▸ **PROBLEM TO SOLVE**: All of the data that follows should be retyped exactly, please, except the pictures.

## START MATERIAL

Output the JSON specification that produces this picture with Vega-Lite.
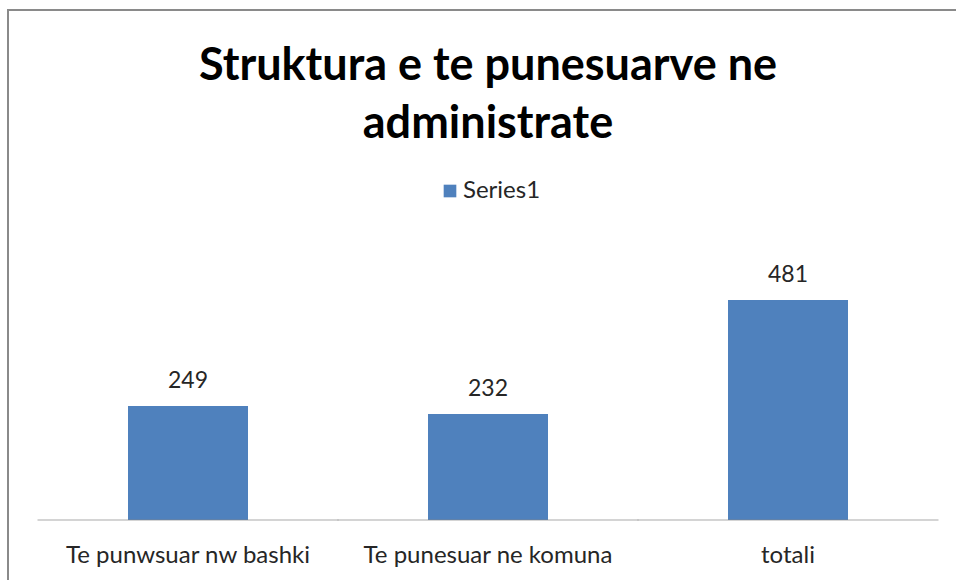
{
  "$schema": "https://vega.github.io/schema/vega-lite/v6.json",
  "autosize": {"type": "none"},
  "padding": {"left": 8, "top": 10, "right": 0, "bottom": 0},
  "width": 960,
  "height": 580,
  "background": "white",
  "config": {
    "view": {"stroke": "#8a8a8a", "strokeWidth": 2},
    "font": "Lato"
  },
  "title": {
    "text": ["Struktura e te punesuarve ne", "administrate"],
    "font": "Lato",
    "fontSize": 45,
    "fontWeight": "bold",
    "color": "#000000",
    "lineHeight": 58,
    "anchor": "middle",
    "frame": "group",
    "offset": -137
  },
  "data": {
    "values": [
      {"category": "Te punwsuar nw bashki", "value": 249, "series": "Series1"},
      {"category": "Te punesuar ne komuna", "value": 232, "series": "Series1"},
      {"category": "totali", "value": 481, "series": "Series1"}
    ]
  },
  "encoding": {
    "x": {
      "field": "category",
      "type": "nominal",
      "sort": null,
      "scale": {"paddingInner": 0, "paddingOuter": 0.1},
      "axis": {
        "title": null,
        "orient": "bottom",
        "offset": -70,
        "domain": false,
        "ticks": false,
        "labelAngle": 0,
        "labelLimit": 0,
        "labelFont": "Lato",
        "labelFontSize": 24,
        "labelColor": "#262626",
        "labelPadding": 23
      }
    },
    "y": {
      "field": "value",
      "type": "quantitative",
      "scale": {"domain": [-153, 1115], "nice": false, "zero": false},
      "axis": null
    }
  },
  "layer": [
    {
      "mark": {"type": "bar", "size": 120, "color": "#4F81BD"},
      "encoding": {
        "color": {
          "field": "series",
          "type": "nominal",
          "scale": {"range": ["#4F81BD"]},
          "legend": {
            "title": null,
            "orient": "none",
            "legendX": 430,
            "legendY": 169,
            "symbolType": "square",
            "symbolSize": 160,
            "symbolStrokeWidth": 0,
            "labelFont": "Lato",
            "labelFontSize": 24,
            "labelColor": "#262626",
            "labelOffset": 1,
            "padding": 0
          }
        }
      }
    },
    {
      "mark": {"type": "tick", "color": "#888888", "thickness": 1, "size": 301},
      "encoding": {"y": {"datum": 0}}
    },
    {
      "mark": {"type": "text", "baseline": "alphabetic", "dy": -18, "font": "Lato", "fontSize": 23, "color": "#262626"},
      "encoding": {"text": {"field": "value", "type": "quantitative"}}
    }
  ]
}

## END MATERIAL

▸ **SOLUTION BELOW**:
Output the JSON specification that produces this picture with Vega-Lite.
{
  "$schema": "https://vega.github.io/schema/vega-lite/v6.json",
  "autosize": {"type": "none"},
  "padding": {"left": 8, "top": 10, "right": 0, "bottom": 0},
  "width": 960,
  "height": 580,
  "background": "white",
  "config": {
    "view": {"stroke": "#8a8a8a", "strokeWidth": 2},
    "font": "Lato"
  },
  "title": {
    "text": ["Struktura e te punesuarve ne", "administrate"],
    "font": "Lato",
    "fontSize": 45,
    "fontWeight": "bold",
    "color": "#000000",
    "lineHeight": 58,
    "anchor": "middle",
    "frame": "group",
    "offset": -137
  },
  "data": {
    "values": [
      {"category": "Te punwsuar nw bashki", "value": 249, "series": "Series1"},
      {"category": "Te punesuar ne komuna", "value": 232, "series": "Series1"},
      {"category": "totali", "value": 481, "series": "Series1"}
    ]
  },
  "encoding": {
    "x": {
      "field": "category",
      "type": "nominal",
      "sort": null,
      "scale": {"paddingInner": 0, "paddingOuter": 0.1},
      "axis": {
        "title": null,
        "orient": "bottom",
        "offset": -70,
        "domain": false,
        "ticks": false,
        "labelAngle": 0,
        "labelLimit": 0,
        "labelFont": "Lato",
        "labelFontSize": 24,
        "labelColor": "#262626",
        "labelPadding": 23
      }
    },
    "y": {
      "field": "value",
      "type": "quantitative",
      "scale": {"domain": [-153, 1115], "nice": false, "zero": false},
      "axis": null
    }
  },
  "layer": [
    {
      "mark": {"type": "bar", "size": 120, "color": "#4F81BD"},
      "encoding": {
        "color": {
          "field": "series",
          "type": "nominal",
          "scale": {"range": ["#4F81BD"]},
          "legend": {
            "title": null,
            "orient": "none",
            "legendX": 430,
            "legendY": 169,
            "symbolType": "square",
            "symbolSize": 160,
            "symbolStrokeWidth": 0,
            "labelFont": "Lato",
            "labelFontSize": 24,
            "labelColor": "#262626",
            "labelOffset": 1,
            "padding": 0
          }
        }
      }
    },
    {
      "mark": {"type": "tick", "color": "#888888", "thickness": 1, "size": 301},
      "encoding": {"y": {"datum": 0}}
    },
    {
      "mark": {"type": "text", "baseline": "alphabetic", "dy": -18, "font": "Lato", "fontSize": 23, "color": "#262626"},
      "encoding": {"text": {"field": "value", "type": "quantitative"}}
    }
  ]
}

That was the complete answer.